Я так много перенес испытаний и неудач в своей жизни, казалось бы, пора уже освоиться с этими мерзостями. Не могу. Случайно встретил я Пиунову, у меня не хватило духу поклониться ей. А давно ли я видел [в ней] будущую жену свою, ангела-хранителя своего, за которого готов был положить душу свою? Отвратительный контраст. Удивительное лекарство от любви — несамостоятельность. У меня все как рукой сняло. Я скорее простил бы ей самое бойкое кокетство, нежели эту мелкую несамостоятельность, которая меня, а главное, моего старого знаменитого друга поставила в самое неприличное положение. Дрянь госпожа Пиунова! От ноготка до волоска дрянь!
Завтра Кудлай едет во Владимир, попрошу его взять и меня с собой. Из Владимира как-нибудь доберусь до Никольского и в объятиях моего старого искреннего друга, даст Бог, забуду и Пиунову, и все мои горькие утраты и неудачи. Отдохну и на досуге займусь перепиской для печати моей невольничьей поэзии. А сегодня перепишу чужую не поэзию, но довольно удачные стишки, посвященные памяти неудобозабываемого фельдфебеля.
Когда он в вечность преселился,
Наш незабвенный Николай,
К Петру апостолу явился,
Чтоб дверь ему он отпер в Рай.
— Ты кто? — спросил его ключарь.
— Как кто?
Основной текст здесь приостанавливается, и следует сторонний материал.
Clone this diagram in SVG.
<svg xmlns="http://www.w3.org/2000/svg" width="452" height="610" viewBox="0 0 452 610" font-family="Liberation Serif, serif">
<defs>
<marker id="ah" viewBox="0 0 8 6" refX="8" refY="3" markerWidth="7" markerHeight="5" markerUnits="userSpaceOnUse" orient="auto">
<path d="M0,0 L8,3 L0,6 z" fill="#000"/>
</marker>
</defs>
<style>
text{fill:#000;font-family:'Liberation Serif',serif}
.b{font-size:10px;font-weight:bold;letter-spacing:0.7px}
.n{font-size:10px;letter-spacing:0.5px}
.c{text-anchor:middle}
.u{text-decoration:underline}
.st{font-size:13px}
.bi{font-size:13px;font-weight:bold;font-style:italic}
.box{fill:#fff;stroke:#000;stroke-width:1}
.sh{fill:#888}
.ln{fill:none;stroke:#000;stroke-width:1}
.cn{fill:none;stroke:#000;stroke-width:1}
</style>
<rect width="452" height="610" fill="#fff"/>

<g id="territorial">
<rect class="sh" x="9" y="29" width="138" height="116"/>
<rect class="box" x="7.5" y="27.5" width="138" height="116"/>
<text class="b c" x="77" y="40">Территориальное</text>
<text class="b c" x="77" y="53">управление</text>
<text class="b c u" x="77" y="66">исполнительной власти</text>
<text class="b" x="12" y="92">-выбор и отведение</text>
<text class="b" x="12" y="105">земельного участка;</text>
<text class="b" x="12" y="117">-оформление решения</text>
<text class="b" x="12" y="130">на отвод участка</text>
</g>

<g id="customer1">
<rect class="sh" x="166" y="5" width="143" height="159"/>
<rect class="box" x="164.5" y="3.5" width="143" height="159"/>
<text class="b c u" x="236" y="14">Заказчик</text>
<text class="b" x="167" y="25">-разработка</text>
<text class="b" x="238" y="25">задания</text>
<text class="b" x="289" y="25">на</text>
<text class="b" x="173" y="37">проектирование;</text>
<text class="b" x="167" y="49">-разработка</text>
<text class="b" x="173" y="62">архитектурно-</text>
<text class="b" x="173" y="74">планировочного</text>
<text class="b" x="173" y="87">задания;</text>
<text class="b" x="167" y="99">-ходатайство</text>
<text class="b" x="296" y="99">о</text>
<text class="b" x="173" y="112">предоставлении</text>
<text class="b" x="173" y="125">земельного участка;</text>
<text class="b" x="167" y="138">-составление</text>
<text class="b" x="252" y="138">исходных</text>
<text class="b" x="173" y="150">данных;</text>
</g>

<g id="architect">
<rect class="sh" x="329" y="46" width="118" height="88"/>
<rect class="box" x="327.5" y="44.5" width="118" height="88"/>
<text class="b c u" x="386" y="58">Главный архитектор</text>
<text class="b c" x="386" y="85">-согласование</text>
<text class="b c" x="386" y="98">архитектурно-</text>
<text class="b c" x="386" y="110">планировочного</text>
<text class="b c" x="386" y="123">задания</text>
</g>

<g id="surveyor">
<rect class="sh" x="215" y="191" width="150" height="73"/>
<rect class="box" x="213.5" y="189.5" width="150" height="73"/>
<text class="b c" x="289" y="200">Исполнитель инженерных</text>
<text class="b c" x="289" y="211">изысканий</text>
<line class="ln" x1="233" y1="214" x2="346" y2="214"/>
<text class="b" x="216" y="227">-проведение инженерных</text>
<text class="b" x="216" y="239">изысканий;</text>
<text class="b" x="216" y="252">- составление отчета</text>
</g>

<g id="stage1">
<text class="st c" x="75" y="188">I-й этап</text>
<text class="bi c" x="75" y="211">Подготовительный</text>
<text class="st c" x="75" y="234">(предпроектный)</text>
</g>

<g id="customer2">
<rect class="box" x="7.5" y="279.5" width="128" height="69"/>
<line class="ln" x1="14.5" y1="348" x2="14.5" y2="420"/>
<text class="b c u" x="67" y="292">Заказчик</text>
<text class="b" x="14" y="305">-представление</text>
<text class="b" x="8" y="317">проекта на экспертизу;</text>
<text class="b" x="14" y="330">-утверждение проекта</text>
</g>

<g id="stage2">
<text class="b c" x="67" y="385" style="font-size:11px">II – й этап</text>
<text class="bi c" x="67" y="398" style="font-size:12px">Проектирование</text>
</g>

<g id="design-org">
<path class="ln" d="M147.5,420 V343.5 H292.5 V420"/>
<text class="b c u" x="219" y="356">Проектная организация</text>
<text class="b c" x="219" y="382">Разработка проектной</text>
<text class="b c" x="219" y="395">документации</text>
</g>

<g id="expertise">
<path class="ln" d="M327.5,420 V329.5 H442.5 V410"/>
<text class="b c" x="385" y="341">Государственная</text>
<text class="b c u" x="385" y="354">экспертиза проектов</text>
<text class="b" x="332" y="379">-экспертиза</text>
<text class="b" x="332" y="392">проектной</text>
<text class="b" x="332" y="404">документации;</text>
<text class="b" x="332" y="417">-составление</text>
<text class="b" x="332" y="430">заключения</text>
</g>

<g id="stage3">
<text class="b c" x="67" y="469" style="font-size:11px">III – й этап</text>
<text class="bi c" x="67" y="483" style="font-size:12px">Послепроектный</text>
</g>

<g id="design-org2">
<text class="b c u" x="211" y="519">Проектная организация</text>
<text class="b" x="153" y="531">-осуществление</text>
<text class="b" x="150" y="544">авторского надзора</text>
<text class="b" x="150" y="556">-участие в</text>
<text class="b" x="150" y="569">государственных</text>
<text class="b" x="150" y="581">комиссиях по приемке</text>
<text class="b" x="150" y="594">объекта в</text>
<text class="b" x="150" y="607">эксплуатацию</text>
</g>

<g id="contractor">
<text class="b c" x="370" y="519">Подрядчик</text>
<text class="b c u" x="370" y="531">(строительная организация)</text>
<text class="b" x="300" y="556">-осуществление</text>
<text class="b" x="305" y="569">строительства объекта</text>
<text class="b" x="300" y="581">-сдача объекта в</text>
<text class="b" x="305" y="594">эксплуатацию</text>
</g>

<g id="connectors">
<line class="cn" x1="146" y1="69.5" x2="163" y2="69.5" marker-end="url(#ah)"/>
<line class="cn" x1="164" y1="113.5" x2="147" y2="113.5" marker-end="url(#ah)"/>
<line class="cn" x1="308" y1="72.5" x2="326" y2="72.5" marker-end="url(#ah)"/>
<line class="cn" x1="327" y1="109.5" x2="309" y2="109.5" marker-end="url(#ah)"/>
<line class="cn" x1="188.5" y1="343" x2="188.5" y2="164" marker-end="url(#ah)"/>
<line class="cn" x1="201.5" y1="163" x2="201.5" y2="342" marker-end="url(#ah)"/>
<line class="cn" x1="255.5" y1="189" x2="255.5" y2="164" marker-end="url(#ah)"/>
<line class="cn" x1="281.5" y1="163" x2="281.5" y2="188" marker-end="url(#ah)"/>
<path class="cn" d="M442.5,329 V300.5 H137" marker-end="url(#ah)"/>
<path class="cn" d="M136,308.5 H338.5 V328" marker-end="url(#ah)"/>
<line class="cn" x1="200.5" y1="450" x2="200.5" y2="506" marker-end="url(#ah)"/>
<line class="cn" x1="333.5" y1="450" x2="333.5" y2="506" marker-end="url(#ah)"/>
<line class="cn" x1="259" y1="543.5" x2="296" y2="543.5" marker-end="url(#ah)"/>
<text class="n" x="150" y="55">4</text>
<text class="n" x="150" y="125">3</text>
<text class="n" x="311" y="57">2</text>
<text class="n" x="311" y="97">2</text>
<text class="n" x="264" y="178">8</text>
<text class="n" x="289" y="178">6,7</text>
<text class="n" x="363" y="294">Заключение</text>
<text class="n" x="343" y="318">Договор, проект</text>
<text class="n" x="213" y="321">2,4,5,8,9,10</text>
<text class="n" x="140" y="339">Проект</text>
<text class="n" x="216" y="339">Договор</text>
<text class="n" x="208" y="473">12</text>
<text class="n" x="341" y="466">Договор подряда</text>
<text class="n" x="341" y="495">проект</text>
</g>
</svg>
Известно, русский царь.
— Ты царь? Так подожди немного;
Ты знаешь, в Рай тесна дорога
И узки райские врата,
Смотри, какая теснота!
— Что ж это все за сброд?
— Простой народ!
Аль не узнал своих? Ведь это россияне,
Твои бездушные дворяне,
А это — вольные крестьяне.
Они все по миру пошли
И нищими к нам в Рай пришли.
Тогда подумал Николай:
— Так вот как достается Рай!
И пишет сыну: — Милый Саша!
Плоха на небе участь наша.
И если подданных своих ты любишь, /158/
То их богатства поубавь.
А если хочешь в Рай ввести,
То всех их по миру пусти.
25 [февраля]
В 7-мь часов утра получил письмо Лазаревского. Он пишет, что мне дозволено приехать и жить в Петербурге. Лучшего поздравления с днем ангела нельзя желать.
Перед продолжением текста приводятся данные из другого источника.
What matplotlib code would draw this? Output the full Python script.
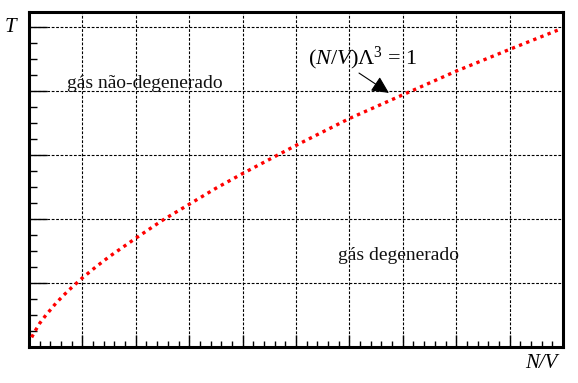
import matplotlib
matplotlib.use("Agg")
import matplotlib.pyplot as plt
from matplotlib.ticker import MultipleLocator

RED = "#ff0000"

# curve: T vs N/V
nv = [0.05, 0.1, 0.15, 0.2, 0.3, 0.4, 0.5, 0.65, 0.8, 1.0, 1.25, 1.5, 2.0, 2.5,
      3.0, 3.5, 4.0, 5.0, 6.0, 7.0, 8.0, 9.0, 9.9]
temp = [0.15, 0.23, 0.30, 0.37, 0.48, 0.58, 0.68, 0.81, 0.93, 1.08, 1.25, 1.41, 1.70, 1.98,
        2.23, 2.48, 2.71, 3.15, 3.57, 3.94, 4.31, 4.65, 4.95]

label_hot = "gás não-degenerado"
label_cold = "gás degenerado"

plt.rcParams["mathtext.fontset"] = "custom"
plt.rcParams["mathtext.rm"] = "Liberation Serif"
plt.rcParams["mathtext.it"] = "Liberation Serif:italic"

fig = plt.figure(figsize=(5.78, 3.83), dpi=100)
ax = fig.add_axes([29 / 578, 1 - 347 / 383, 534 / 578, 335 / 383])

ax.plot(nv, temp, color=RED, linewidth=2.4, dashes=(1, 1.3), dash_capstyle="butt", zorder=3)

ax.set_xlim(0, 10)
ax.set_ylim(0, 5.234)
ax.xaxis.set_major_locator(MultipleLocator(1))
ax.xaxis.set_minor_locator(MultipleLocator(0.2))
ax.yaxis.set_major_locator(MultipleLocator(1))
ax.yaxis.set_minor_locator(MultipleLocator(0.25))
ax.set_xticklabels([])
ax.set_yticklabels([])
ax.tick_params(axis="x", which="major", direction="in", length=9, width=1, color="black")
ax.tick_params(axis="x", which="minor", direction="in", length=4, width=1, color="black")
ax.tick_params(axis="y", which="major", direction="in", length=13, width=1, color="black")
ax.tick_params(axis="y", which="minor", direction="in", length=6, width=1, color="black")

ax.grid(True, which="major", color="black", linewidth=0.8, dashes=(2.5, 1.5))
ax.set_axisbelow(True)

for side in ["top", "right", "left", "bottom"]:
    ax.spines[side].set_linewidth(2.2)

ax.text(0.71, 4.05, label_hot, fontsize=14, family="Liberation Serif",
        ha="left", va="baseline", color="#111111")
ax.text(5.79, 1.36, label_cold, fontsize=14, family="Liberation Serif",
        ha="left", va="baseline", color="#111111")

ax.text(5.22, 4.41, r"$(N/V)\Lambda^{3}$ = $\mathit{1}$", fontsize=16,
        family="Liberation Serif", ha="left", va="baseline", zorder=4)
ax.annotate("", xy=(6.74, 3.97), xytext=(6.18, 4.28),
            arrowprops=dict(arrowstyle="-|>,head_length=0.65,head_width=0.32",
                            color="black", lw=0.8, mutation_scale=16,
                            shrinkA=0, shrinkB=0),
            zorder=4)

fig.text(10 / 578, 1 - 27 / 383, "T", fontsize=15, family="Liberation Serif",
         style="italic", ha="center", va="center")
fig.text(541 / 578, 1 - 364 / 383, "N/V", fontsize=15, family="Liberation Serif",
         style="italic", ha="center", va="center")

fig.savefig("out.png", dpi=100)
В три часа собрались к обеду Н. Брылкин, П. Брылкин, Грас, Лапа, Кудлай, Кадинский, Фрейлих, Климовский, Владимиров, Попов, Товбич. За обедом было и шумно, и весело, и изящно, потому что компания была единодушна, проста и в высокой степени благородна. За шампанским я сказал спич: сначала поблагодарил гостей моих за сделанную мне честь и в заключение прибавил, что я не буду на Бога в претензии, если буду встречать всюду таких добрых людей, как они, теперь сущие со мною, и что память о них навсегда сохраню я в моем сердце.
Праздник мой совершился в квартире добрейшего К. Шрейдерса.
Вечером пошел я проводить отъезжающего в Петербург Климовского, с которым предполагал и сам отправиться в гости к М. С. Щепкину, но письмо Лазаревского меня вовремя остановило.
26 [февраля]
Товбич предложил мне прогулку за 75 верст от Нижнего. Я охотно принял его предложение, с целию сократить длинное ожидание официального объявления о дозволении жить мне в Питере. Мы пригласили с собой актера Владимирова и некую девицу Сашу Очеретникову, отчаянную особу.